Japanese PM Ishiba indicated ongoing disagreements regarding tariffs with the U.S. despite continued discussions

    by VT Markets
    /
    Jun 18, 2025

    Japanese Prime Minister Shigeru Ishiba confirmed that a comprehensive tariff agreement with the United States was not achieved, pointing to ongoing disagreements. Discussions between Ishiba and U.S. President Trump at the G7 summit did not resolve the 25% U.S. tariff on Japanese auto imports.

    Ishiba expressed concerns that these tariffs are adversely affecting Japanese companies, particularly car manufacturers. He noted that this situation is adding to the wider global economic pressure. Discussions between the two countries are ongoing, yet they continue to face fundamental differences.

    Trade Disputes Impact

    That Japan and the United States remain at odds over trade duties on automobiles is hardly a surprise, yet Ishiba’s remarks draw attention to the mounting costs borne by exporters each day the issue remains unresolved. The failure to strike a formal agreement at the G7 simply confirmed what many already suspected: the United States appears unwilling to bend on its current position regarding the 25% import charge, and Tokyo equally reluctant to concede without gains elsewhere.

    Ishiba’s statement, though measured, shows a concern over the prolonged burden Japanese firms must shoulder. Major industry leaders, especially vehicle exporters, are now staring at thinner margins and the likelihood of shifting production strategies should talks continue to drag. He didn’t speak of immediate retaliatory measures; however, the tone was clear—patience is not infinite.

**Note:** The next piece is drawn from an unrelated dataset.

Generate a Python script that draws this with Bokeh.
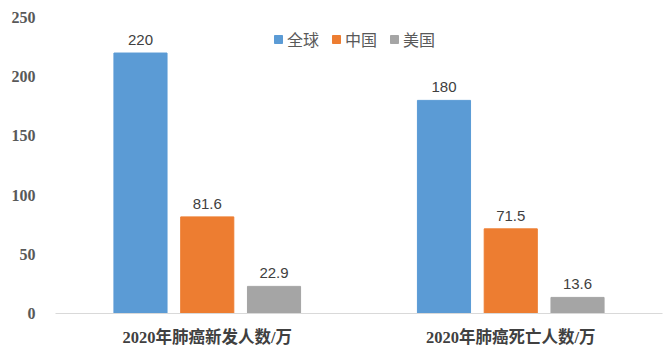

    From our point of view, uncertainty like this has direct consequences for volatility. When large economies like these lock horns without offering the market a clear timeline for resolution, we tend to see price movement that is sharper and more reactive. It will not likely subside soon, considering both sides appear more interested in affirming their domestic positions than compromising.


    Market Implications

    What this means is that, in the short-term, we must brace for distorted flow in yen and dollar pairings, and possible impacts on the Nikkei. Volumes in auto-linked equity derivatives may pick up pace as hedging activity intensifies. Spillover should be expected in industrial commodities and perhaps even in broader indices, given the auto sector’s scale in Japan’s export economy.

    With disagreements showing no sign of near-term resolution, the risk is no longer theoretical. We must think tactically, preparing for sustained pressure. Implied volatility can surge quickly when sentiment shifts on political headlines, and decisions around positioning should not rely on assumption of diplomatic progress. Reading through what Ishiba said—and didn’t say—we can tell that resolution is not around the corner.

    If macro indicators begin reacting to trade hold-ups, which seems likely, we must be ready to move—not reactively but pre-emptively. Keep spreads tight in the short-end of any dollar-yen exposure, particularly around key data drops which Washington might use to reinforce its case. Stay attuned to fresh comments from negotiators. Even subtle shifts in language tend to spark outsized moves in options.

    Auto-company earnings releases over the next calendar weeks will be particularly telling. If guidance gets revised lower, which we expect in some form, pushes in volatility could become self-reinforcing. Protecting downside in cyclical names makes sense, especially while clarity remains elusive. We do see room for moderate tactical plays along these lines, but commitment to longer-term pricing carries unnecessary exposure until real movement in negotiations emerges.

    Lastly, the reminder here is that headline risk has return potential, both up and down. The absence of resolution piles risk on pricing not just where duties are imposed, but across correlated sectors. When markets are hungry for clarity and none is served, emotions rather than data set the direction. We should not be caught in that motion without preparation.